Pregnancy is mellowing me out yo.

Also it's making me do things I would normally never do - like post a picture of myself in a bikini. There's no way I'd do that not pregnant, but pregnant? SURE! Next I'll post a picture of myself directly after waking up, drool and all.


Anyway, I'm 33 weeks pregnant now!



And the baby is the size of a pineapple. To which my sister said, "With or without the top?" I'm hoping for my birth canal's sake it's without.





On top of tropical fruit taking over my body, and trying to kick it's way out of my body (literally that's what it feels like. Like this pineapple baby is trying to kick down the door of my side) I'm also so hungry I could eat a house. Like, I just realized that's not a saying, it's fo reals. A house made of food. The other day we went to dinner at my boyfriend's parent's house and about ten minutes after eating we were driving home when suddenly I was so hungry again I almost puked all over the place. I had to make him stop at the store so I could get something to eat so I didn't die on the spot.

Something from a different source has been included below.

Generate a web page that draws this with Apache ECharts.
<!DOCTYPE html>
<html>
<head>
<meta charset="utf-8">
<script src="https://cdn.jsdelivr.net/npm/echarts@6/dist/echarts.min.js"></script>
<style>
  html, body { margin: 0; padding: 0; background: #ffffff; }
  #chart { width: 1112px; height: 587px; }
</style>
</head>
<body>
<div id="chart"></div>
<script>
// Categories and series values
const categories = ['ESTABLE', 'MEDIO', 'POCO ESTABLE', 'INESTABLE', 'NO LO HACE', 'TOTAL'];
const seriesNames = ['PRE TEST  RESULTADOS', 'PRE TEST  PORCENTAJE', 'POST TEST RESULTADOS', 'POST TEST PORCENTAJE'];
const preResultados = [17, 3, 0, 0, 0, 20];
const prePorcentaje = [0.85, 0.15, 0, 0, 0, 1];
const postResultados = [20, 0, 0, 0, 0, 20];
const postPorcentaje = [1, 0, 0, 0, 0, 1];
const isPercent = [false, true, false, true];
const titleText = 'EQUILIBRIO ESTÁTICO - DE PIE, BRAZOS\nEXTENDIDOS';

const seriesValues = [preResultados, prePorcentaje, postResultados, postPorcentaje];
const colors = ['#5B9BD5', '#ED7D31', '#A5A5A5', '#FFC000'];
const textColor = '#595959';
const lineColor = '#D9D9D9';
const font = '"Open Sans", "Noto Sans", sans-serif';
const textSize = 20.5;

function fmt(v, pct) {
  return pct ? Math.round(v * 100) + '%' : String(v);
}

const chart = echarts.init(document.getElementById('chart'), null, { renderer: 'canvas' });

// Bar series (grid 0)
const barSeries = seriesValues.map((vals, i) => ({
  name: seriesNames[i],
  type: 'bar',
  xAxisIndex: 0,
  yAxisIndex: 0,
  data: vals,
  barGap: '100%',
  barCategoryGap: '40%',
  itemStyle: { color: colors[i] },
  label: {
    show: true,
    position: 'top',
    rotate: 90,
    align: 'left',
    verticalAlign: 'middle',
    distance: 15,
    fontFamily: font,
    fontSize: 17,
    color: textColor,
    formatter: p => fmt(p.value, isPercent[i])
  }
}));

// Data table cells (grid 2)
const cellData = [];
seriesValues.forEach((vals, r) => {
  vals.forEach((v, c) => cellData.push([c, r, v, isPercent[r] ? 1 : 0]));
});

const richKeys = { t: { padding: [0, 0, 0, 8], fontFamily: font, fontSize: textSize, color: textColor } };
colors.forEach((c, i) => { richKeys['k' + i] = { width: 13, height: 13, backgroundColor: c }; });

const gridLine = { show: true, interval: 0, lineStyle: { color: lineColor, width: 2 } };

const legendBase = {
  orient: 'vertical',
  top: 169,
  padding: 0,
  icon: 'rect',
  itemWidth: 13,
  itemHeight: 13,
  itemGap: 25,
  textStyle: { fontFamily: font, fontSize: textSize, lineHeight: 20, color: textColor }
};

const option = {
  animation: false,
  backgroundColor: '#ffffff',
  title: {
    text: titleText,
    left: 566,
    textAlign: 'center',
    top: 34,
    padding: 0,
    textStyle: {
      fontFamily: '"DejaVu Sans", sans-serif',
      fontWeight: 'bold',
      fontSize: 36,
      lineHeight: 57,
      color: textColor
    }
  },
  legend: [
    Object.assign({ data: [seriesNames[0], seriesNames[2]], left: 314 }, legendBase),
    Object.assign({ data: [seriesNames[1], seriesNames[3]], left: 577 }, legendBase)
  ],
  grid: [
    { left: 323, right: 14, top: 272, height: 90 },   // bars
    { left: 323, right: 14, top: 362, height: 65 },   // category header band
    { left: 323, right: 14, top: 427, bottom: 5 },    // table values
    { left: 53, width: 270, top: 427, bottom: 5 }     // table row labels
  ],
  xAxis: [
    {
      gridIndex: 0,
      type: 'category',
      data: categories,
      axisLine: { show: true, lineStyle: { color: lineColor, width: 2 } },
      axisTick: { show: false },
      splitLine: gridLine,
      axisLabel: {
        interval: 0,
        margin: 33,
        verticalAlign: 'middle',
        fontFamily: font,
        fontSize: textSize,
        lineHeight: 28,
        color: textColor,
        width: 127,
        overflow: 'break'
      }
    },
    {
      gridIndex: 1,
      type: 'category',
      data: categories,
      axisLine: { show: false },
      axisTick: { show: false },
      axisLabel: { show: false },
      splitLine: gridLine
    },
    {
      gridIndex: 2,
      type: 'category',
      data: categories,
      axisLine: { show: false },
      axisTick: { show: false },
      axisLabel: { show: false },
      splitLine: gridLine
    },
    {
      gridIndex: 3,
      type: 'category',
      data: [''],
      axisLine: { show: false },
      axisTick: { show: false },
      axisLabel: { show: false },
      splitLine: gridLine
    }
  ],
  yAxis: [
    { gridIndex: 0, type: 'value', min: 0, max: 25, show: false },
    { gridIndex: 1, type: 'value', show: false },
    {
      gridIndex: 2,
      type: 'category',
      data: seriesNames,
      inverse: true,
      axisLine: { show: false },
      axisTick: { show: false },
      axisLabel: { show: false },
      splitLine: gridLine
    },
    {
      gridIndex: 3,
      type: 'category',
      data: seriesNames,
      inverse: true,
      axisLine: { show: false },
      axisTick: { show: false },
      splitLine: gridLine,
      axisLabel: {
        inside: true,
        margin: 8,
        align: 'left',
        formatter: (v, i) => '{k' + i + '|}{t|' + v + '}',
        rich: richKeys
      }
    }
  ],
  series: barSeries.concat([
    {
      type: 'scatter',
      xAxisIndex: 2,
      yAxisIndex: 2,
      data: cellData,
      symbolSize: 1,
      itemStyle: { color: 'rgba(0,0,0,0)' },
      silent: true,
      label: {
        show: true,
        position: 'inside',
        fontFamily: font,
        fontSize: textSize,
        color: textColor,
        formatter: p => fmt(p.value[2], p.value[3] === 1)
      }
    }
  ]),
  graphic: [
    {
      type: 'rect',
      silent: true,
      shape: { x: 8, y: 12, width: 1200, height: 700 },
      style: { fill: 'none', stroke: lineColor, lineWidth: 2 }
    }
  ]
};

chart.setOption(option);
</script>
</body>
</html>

My brain can't comprehend that I need to eat even though I just ate so I forget to carry an extra meal with me everywhere I go because it thinks, "I don't need this sandwich. She just ate a burger and fries two seconds ago." Oh, but that's where you're wrong brain! You may not think I need more food, but this baby does. And she needs it SEVEN MINUTES AGO.

So, I'm ignoring my brain and listening to my body. And my body wants to eat about eight hard boiled eggs right now, so I guess that's what I'm going to do. Just a nice mid-morning snack. Before my second breakfast.





Friday, July 1, 2011

C-Section Conversation

A: Lovesies?

J: Yes?

(Yes we call each other Loves, Lovesies, Lovers, and occasionally HoneyLoves - anything that ends in a plural for some reason. As if we were addressing a room full of our lovers.)

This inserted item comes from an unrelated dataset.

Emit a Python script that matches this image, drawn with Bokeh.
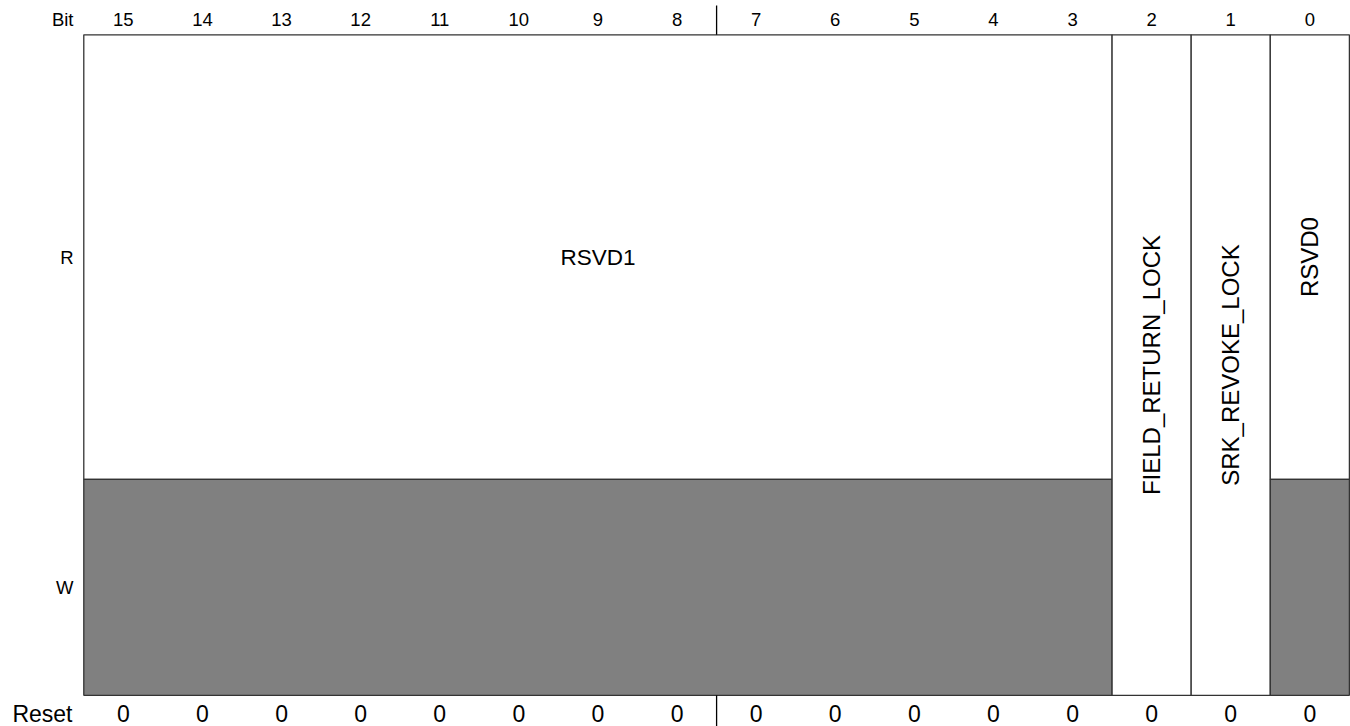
import numpy as np
from bokeh.plotting import figure
from bokeh.models import Range1d
from bokeh.core.properties import value
from bokeh.embed import file_html
from bokeh.resources import INLINE

# ---------------- data ----------------
bits = list(range(15, -1, -1))
bit_labels = [str(b) for b in bits]
reset_values = [0] * 16
field_names = ["RSVD1", "FIELD_RETURN_LOCK", "SRK_REVOKE_LOCK", "RSVD0"]
field_msb = [15, 2, 1, 0]
field_lsb = [3, 2, 1, 0]
field_writable = [False, True, True, False]
row_names = ["R", "W"]
header_label = "Bit"
reset_label = "Reset"
byte_split_bit = 8  # separator between bit 8 and bit 7

# ---------------- layout ----------------
W_PX, H_PX = 1350, 726
X0, X1 = -1.053, 16.014
Y0, Y1 = -31.2, 694.8
ROW_EDGES = {"W": (0.0, 216.0), "R": (216.0, 660.5)}
BOX_TOP = 660.5
SEP_TOP = 689.8
LINE = "#333333"
GREY = "#808080"
FONT = value("Liberation Sans")
LABEL_X = -0.130
BIT_Y = 675.6
RESET_Y = -18.5

p = figure(width=W_PX, height=H_PX, x_range=Range1d(X0, X1), y_range=Range1d(Y0, Y1),
           output_backend="svg", toolbar_location=None, min_border=0,
           x_axis_type=None, y_axis_type=None, outline_line_color=None)
p.grid.visible = False
p.background_fill_color = "white"
p.border_fill_color = "white"

# cells
L, R, B, T, C = [], [], [], [], []
for name, msb, lsb, wr in zip(field_names, field_msb, field_lsb, field_writable):
    left, right = 15 - msb, 16 - lsb
    if wr:
        L.append(left); R.append(right); B.append(ROW_EDGES["W"][0]); T.append(ROW_EDGES["R"][1]); C.append("white")
    else:
        L.append(left); R.append(right); B.append(ROW_EDGES["R"][0]); T.append(ROW_EDGES["R"][1]); C.append("white")
        L.append(left); R.append(right); B.append(ROW_EDGES["W"][0]); T.append(ROW_EDGES["W"][1]); C.append(GREY)
p.quad(left=L, right=R, bottom=B, top=T, fill_color=C, line_color=LINE, line_width=1.3)

# field labels
hx, hy, ht = [], [], []
vx, vy, vt = [], [], []
for name, msb, lsb, wr in zip(field_names, field_msb, field_lsb, field_writable):
    cx = (15 - msb + 16 - lsb) / 2
    if wr:
        cy = (ROW_EDGES["W"][0] + ROW_EDGES["R"][1]) / 2
    else:
        cy = sum(ROW_EDGES["R"]) / 2
    if msb - lsb >= 1:
        hx.append(cx); hy.append(cy); ht.append(name)
    else:
        vx.append(cx); vy.append(cy); vt.append(name)
p.text(x=hx, y=hy, text=ht, text_align="center", text_baseline="middle",
       text_font=FONT, text_font_size="22.5px", text_color="black")
p.text(x=vx, y=vy, text=vt, angle=np.pi / 2, text_align="center", text_baseline="middle",
       text_font=FONT, text_font_size="24px", text_color="black")

# bit numbers and reset values
cols = [15 - b + 0.5 for b in bits]
p.text(x=cols, y=[BIT_Y] * 16, text=bit_labels, text_align="center", text_baseline="middle",
       text_font=FONT, text_font_size="18.5px", text_color="black")
p.text(x=cols, y=[RESET_Y] * 16, text=[str(v) for v in reset_values], text_align="center",
       text_baseline="middle", text_font=FONT, text_font_size="23px", text_color="black")

# row labels
p.text(x=[LABEL_X], y=[BIT_Y], text=[header_label], text_align="right", text_baseline="middle",
       text_font=FONT, text_font_size="18.5px", text_color="black")
p.text(x=[LABEL_X - 0.013], y=[RESET_Y], text=[reset_label], text_align="right", text_baseline="middle",
       text_font=FONT, text_font_size="23px", text_color="black")
p.text(x=[LABEL_X] * 2, y=[sum(ROW_EDGES[r]) / 2 for r in row_names], text=row_names,
       text_align="right", text_baseline="middle",
       text_font=FONT, text_font_size="18.5px", text_color="black")

# byte separators
sx = 15 - byte_split_bit + 1
p.segment(x0=[sx, sx], y0=[BOX_TOP, Y0], x1=[sx, sx], y1=[SEP_TOP, 0],
          line_color="black", line_width=1.3)

open("out.html", "w").write(file_html(p, INLINE))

A: If for some reason I have to have a C-section you're not allowed to look.

J: Oh God no. **face starts to turn yellow**

A: Because I watched one yesterday.

J: Please stop. I don't even want to hear another word.

A: I'm not going to describe it to yo-

J: -Stop. I can't listen.

A: I'm not saying anyth-

J: -No. I don't even want to think about it.

A: But I-

J: -I don't feel good.

A: Hone-

J: -Not another word.

***long pause while I watch the color drain, and then slowly come back to his face and appendages***

A: **trepidly** Honeys?

J: Yes?

A: Will you look when-

J: -No.

A: Let me finish. Will you look for the normal vaginal delivery?

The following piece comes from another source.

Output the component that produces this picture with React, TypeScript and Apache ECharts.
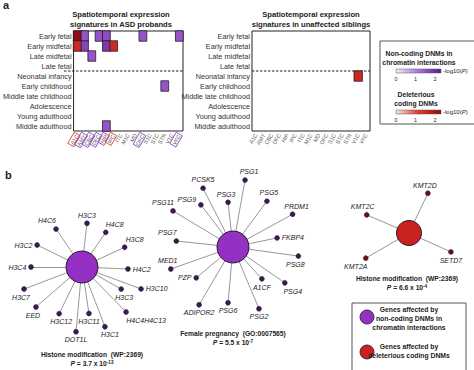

J: Oh I'll look down there until the end of the world.

A: . . .

J: For the child.

A: Obviously.



We took a tour of the hospital yesterday to see what our rooms are gonna look like, and I was pretty impressed. It was like a hotel room, but with spotlights on the ceiling and an IV pump. As a matter of fact, I may have stayed at one like that in Vegas.

(kidding)

There were no pregnant ladies anywhere though which was a little weird, but totally confirmed my ill-advised line of totally-made-up thinking that people only go into labor at night. I know that's (probably) not true, and that women can go into labor at 10am if they happen to, but in my head labor happens in the middle of the night, rushing to the hospital in your pj's, dad's hair all crazy-like, night nurses looking like they just had their fourth cup of hospital coffee and it's about to pay off, and loud screaming phone calls to the future grandmas-to-be shouting, "MOM! Get on a plane I'm GOING TO HAVE A BABY!" Then she screams, "Don't push 'til I get there!" And I scream, "I can't help it!" Then before I even get up to my Vegas-hospital room I've delivered a screaming baby girl in the elevator by myself because the nurse and my baby daddy decided to take the stairs, and when they find me I've cut the umbilical cord with my teeth, and am successfully breast feeding my newborn whom I have swaddled with a blanket I fashioned out of a patch of my nightgown I also cut with my teeth.

I apparently also think elevators move at a rate of two inches an hour.

Anyway, we're at thirty-one weeks! And I'm wearing the same thing I was last week!